▶ [INSTRUCTIONS TO FOLLOW]:
Extract the whole listing as it stands. Do not include the pictures.
::::::
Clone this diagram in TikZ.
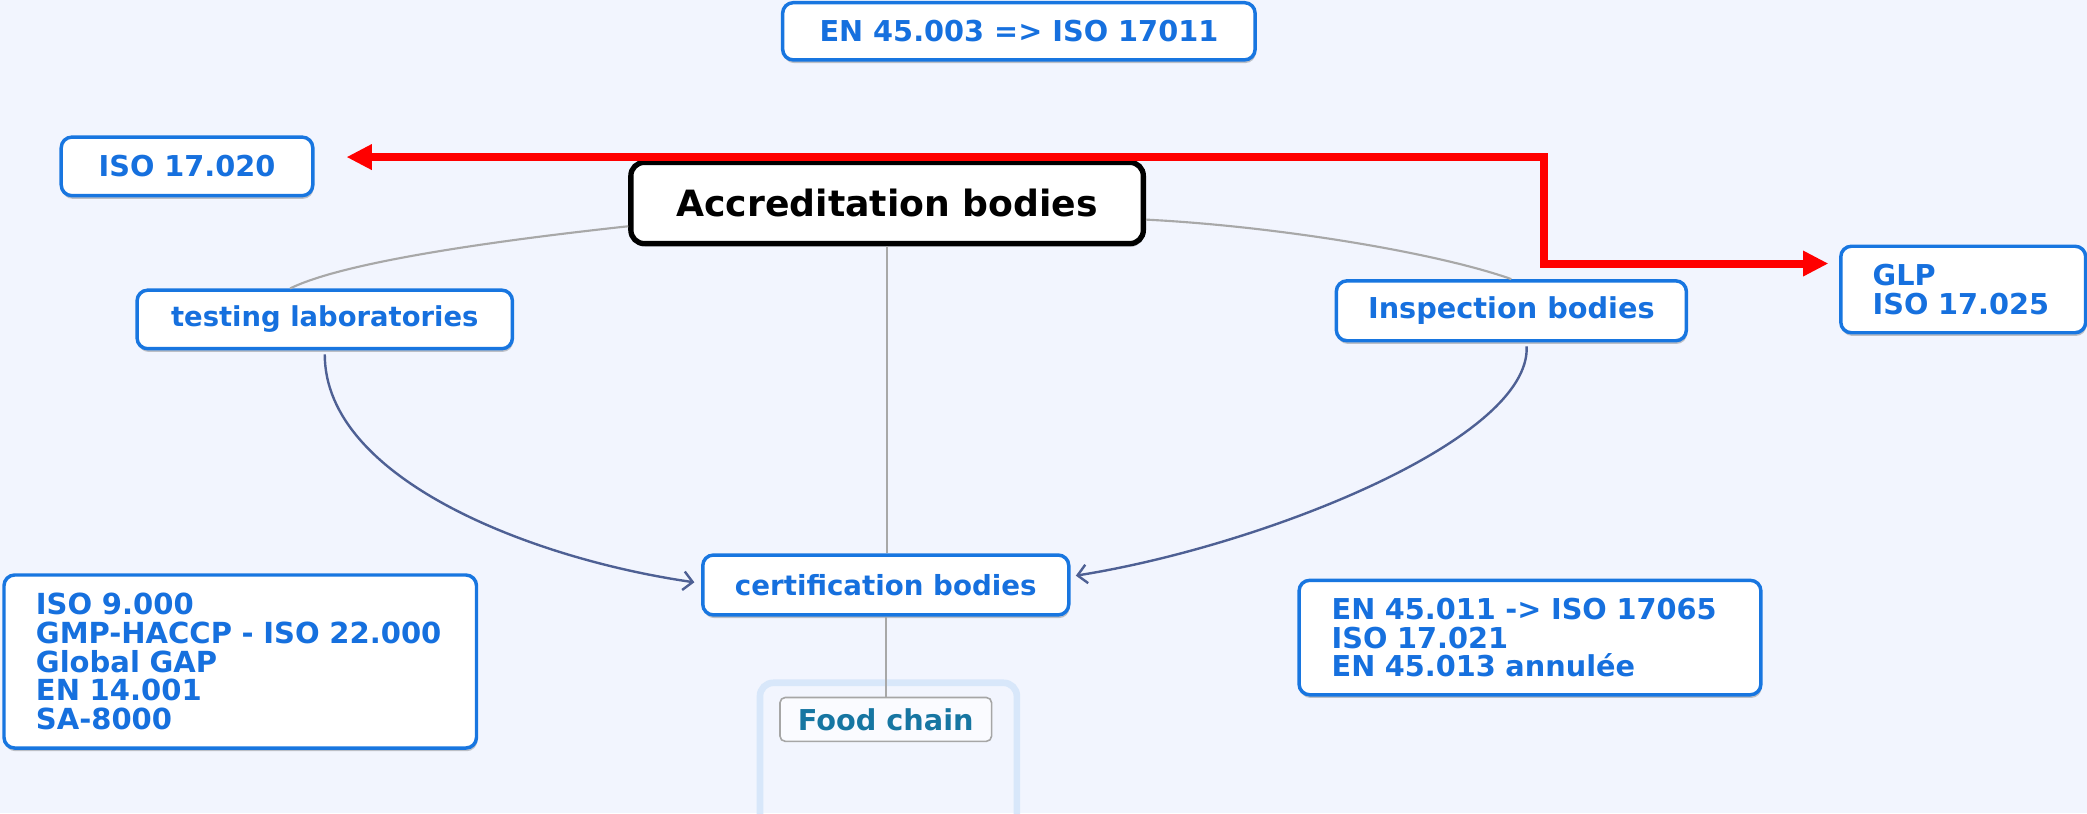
\documentclass[tikz,border=0pt]{standalone}
\usepackage{fontspec}
\setmainfont{DejaVu Sans}
\usetikzlibrary{arrows.meta,shadows,calc}
\definecolor{bg}{RGB}{242,245,254}
\definecolor{nodeblue}{RGB}{24,118,224}
\definecolor{textblue}{RGB}{22,112,222}
\definecolor{curveblue}{RGB}{78,96,148}
\definecolor{linegray}{RGB}{168,168,168}
\definecolor{foodtext}{RGB}{22,118,162}
\definecolor{foodframe}{RGB}{216,231,250}
\definecolor{arrowred}{RGB}{255,0,0}
\tikzset{
  bluebox/.style={draw=nodeblue, line width=1.3pt, fill=white, rounded corners=4pt,
    text=textblue, font=\bfseries\fontsize{10.8}{10.8}\selectfont,
    drop shadow={shadow xshift=0.3pt, shadow yshift=-1.2pt, fill=black, opacity=0.22},
    inner sep=0pt, align=center},
  listtext/.style={font=\bfseries\fontsize{10.9}{10.85}\selectfont},
  listbox/.style={bluebox, align=left},
  mainbox/.style={draw=black, line width=2pt, fill=white, rounded corners=5pt,
    text=black, font=\bfseries\fontsize{13.6}{14}\selectfont,
    drop shadow={shadow xshift=0.3pt, shadow yshift=-1.2pt, fill=black, opacity=0.25},
    minimum width=192.5pt, minimum height=30.5pt, inner sep=0pt},
  grayline/.style={draw=linegray, line width=0.8pt},
  bluecurve/.style={draw=curveblue, line width=0.9pt, -{Straight Barb[length=3.5pt,width=7pt]}},
  redarrow/.style={draw=arrowred, line width=3pt,
    {Triangle[length=9.5pt,width=9pt]}-{Triangle[length=9.5pt,width=9pt]}},
}
\begin{document}
\begin{tikzpicture}[x=0.5pt,y=-0.5pt]
\fill[bg] (0,0) rectangle (1568,611);
\useasboundingbox (0,0) rectangle (1568,611);

% food chain frame
\draw[foodframe, line width=2.5pt, rounded corners=5pt] (571,513) rectangle (764,625);

% nodes
\node[bluebox, minimum width=177.5pt, minimum height=21.5pt] (en003) at (765.5,23.5) {EN 45.003 => ISO 17011};
\node[bluebox, minimum width=94.5pt, minimum height=22pt] (iso020) at (140.5,125) {ISO 17.020};
\node[mainbox] (acc) at (666.5,152.5) {Accreditation bodies};
\node[bluebox, font=\bfseries\fontsize{10.3}{10.5}\selectfont, minimum width=141pt, minimum height=22pt] (testing) at (244,240) {testing laboratories};
\node[bluebox, minimum width=131.5pt, minimum height=22.5pt] (insp) at (1135.5,233.5) {Inspection bodies};
\node[listbox, minimum width=92pt, minimum height=32.5pt, text width=68pt, inner xsep=12pt] (glp) at (1475,217.5) {GLP\\ISO 17.025};
\node[bluebox, font=\bfseries\fontsize{10.4}{10.5}\selectfont, minimum width=137.5pt, minimum height=22.5pt] (cert) at (665.5,439.5) {certification bodies};
\node[listbox, listtext, minimum width=177.5pt, minimum height=65pt, text width=153.5pt, inner xsep=12pt] (left) at (180.5,497) {ISO 9.000\\GMP-HACCP - ISO 22.000\\Global GAP\\EN 14.001\\SA-8000};
\node[listbox, font=\bfseries\fontsize{10.8}{10.85}\selectfont, minimum width=173.5pt, minimum height=43pt, text width=149pt, inner xsep=12.25pt] (right) at (1149.5,479) {EN 45.011 -> ISO 17065\\ISO 17.021\\EN 45.013 annulée};
\node[draw=black!35, line width=0.6pt, fill=white!60!bg, rounded corners=2pt, text=foodtext,
  font=\bfseries\fontsize{10.8}{10.8}\selectfont, minimum width=79.5pt, minimum height=16.5pt, inner sep=0pt] (food) at (665.5,540.5) {Food chain};

% gray connectors
\draw[grayline] ($(acc.south west)+(0,-15)$) .. controls (380,180) and (260,196) .. ($(testing.north)+(-26,0)$);
\draw[grayline] ($(acc.south east)+(0,-20)$) .. controls (960,170) and (1080,190) .. (insp.north);
\draw[grayline] (acc.south) -- (acc.south |- cert.north);
\draw[grayline] (cert.south) -- (food.north);

% blue curved arrows
\draw[bluecurve] ($(testing.south)+(0,3)$) .. controls (244,360) and (400,420) .. ($(cert.west)+(-5,-2)$);
\draw[bluecurve] ($(insp.south)+(11.5,3)$) .. controls (1150,330) and (950,410) .. ($(cert.east)+(4,-7)$);

% red elbow arrow
\coordinate (rl) at ($(iso020.east)+(24,-7)$);
\coordinate (rr) at ($(glp.west)+(-8,-19.5)$);
\draw[redarrow] (rl) -| (1160,198) -- (rr);
\end{tikzpicture}
\end{document}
::::::
▶ [THE REPLY]:
Clone this diagram in TikZ.
\documentclass[tikz,border=0pt]{standalone}
\usepackage{fontspec}
\setmainfont{DejaVu Sans}
\usetikzlibrary{arrows.meta,shadows,calc}
\definecolor{bg}{RGB}{242,245,254}
\definecolor{nodeblue}{RGB}{24,118,224}
\definecolor{textblue}{RGB}{22,112,222}
\definecolor{curveblue}{RGB}{78,96,148}
\definecolor{linegray}{RGB}{168,168,168}
\definecolor{foodtext}{RGB}{22,118,162}
\definecolor{foodframe}{RGB}{216,231,250}
\definecolor{arrowred}{RGB}{255,0,0}
\tikzset{
  bluebox/.style={draw=nodeblue, line width=1.3pt, fill=white, rounded corners=4pt,
    text=textblue, font=\bfseries\fontsize{10.8}{10.8}\selectfont,
    drop shadow={shadow xshift=0.3pt, shadow yshift=-1.2pt, fill=black, opacity=0.22},
    inner sep=0pt, align=center},
  listtext/.style={font=\bfseries\fontsize{10.9}{10.85}\selectfont},
  listbox/.style={bluebox, align=left},
  mainbox/.style={draw=black, line width=2pt, fill=white, rounded corners=5pt,
    text=black, font=\bfseries\fontsize{13.6}{14}\selectfont,
    drop shadow={shadow xshift=0.3pt, shadow yshift=-1.2pt, fill=black, opacity=0.25},
    minimum width=192.5pt, minimum height=30.5pt, inner sep=0pt},
  grayline/.style={draw=linegray, line width=0.8pt},
  bluecurve/.style={draw=curveblue, line width=0.9pt, -{Straight Barb[length=3.5pt,width=7pt]}},
  redarrow/.style={draw=arrowred, line width=3pt,
    {Triangle[length=9.5pt,width=9pt]}-{Triangle[length=9.5pt,width=9pt]}},
}
\begin{document}
\begin{tikzpicture}[x=0.5pt,y=-0.5pt]
\fill[bg] (0,0) rectangle (1568,611);
\useasboundingbox (0,0) rectangle (1568,611);

% food chain frame
\draw[foodframe, line width=2.5pt, rounded corners=5pt] (571,513) rectangle (764,625);

% nodes
\node[bluebox, minimum width=177.5pt, minimum height=21.5pt] (en003) at (765.5,23.5) {EN 45.003 => ISO 17011};
\node[bluebox, minimum width=94.5pt, minimum height=22pt] (iso020) at (140.5,125) {ISO 17.020};
\node[mainbox] (acc) at (666.5,152.5) {Accreditation bodies};
\node[bluebox, font=\bfseries\fontsize{10.3}{10.5}\selectfont, minimum width=141pt, minimum height=22pt] (testing) at (244,240) {testing laboratories};
\node[bluebox, minimum width=131.5pt, minimum height=22.5pt] (insp) at (1135.5,233.5) {Inspection bodies};
\node[listbox, minimum width=92pt, minimum height=32.5pt, text width=68pt, inner xsep=12pt] (glp) at (1475,217.5) {GLP\\ISO 17.025};
\node[bluebox, font=\bfseries\fontsize{10.4}{10.5}\selectfont, minimum width=137.5pt, minimum height=22.5pt] (cert) at (665.5,439.5) {certification bodies};
\node[listbox, listtext, minimum width=177.5pt, minimum height=65pt, text width=153.5pt, inner xsep=12pt] (left) at (180.5,497) {ISO 9.000\\GMP-HACCP - ISO 22.000\\Global GAP\\EN 14.001\\SA-8000};
\node[listbox, font=\bfseries\fontsize{10.8}{10.85}\selectfont, minimum width=173.5pt, minimum height=43pt, text width=149pt, inner xsep=12.25pt] (right) at (1149.5,479) {EN 45.011 -> ISO 17065\\ISO 17.021\\EN 45.013 annulée};
\node[draw=black!35, line width=0.6pt, fill=white!60!bg, rounded corners=2pt, text=foodtext,
  font=\bfseries\fontsize{10.8}{10.8}\selectfont, minimum width=79.5pt, minimum height=16.5pt, inner sep=0pt] (food) at (665.5,540.5) {Food chain};

% gray connectors
\draw[grayline] ($(acc.south west)+(0,-15)$) .. controls (380,180) and (260,196) .. ($(testing.north)+(-26,0)$);
\draw[grayline] ($(acc.south east)+(0,-20)$) .. controls (960,170) and (1080,190) .. (insp.north);
\draw[grayline] (acc.south) -- (acc.south |- cert.north);
\draw[grayline] (cert.south) -- (food.north);

% blue curved arrows
\draw[bluecurve] ($(testing.south)+(0,3)$) .. controls (244,360) and (400,420) .. ($(cert.west)+(-5,-2)$);
\draw[bluecurve] ($(insp.south)+(11.5,3)$) .. controls (1150,330) and (950,410) .. ($(cert.east)+(4,-7)$);

% red elbow arrow
\coordinate (rl) at ($(iso020.east)+(24,-7)$);
\coordinate (rr) at ($(glp.west)+(-8,-19.5)$);
\draw[redarrow] (rl) -| (1160,198) -- (rr);
\end{tikzpicture}
\end{document}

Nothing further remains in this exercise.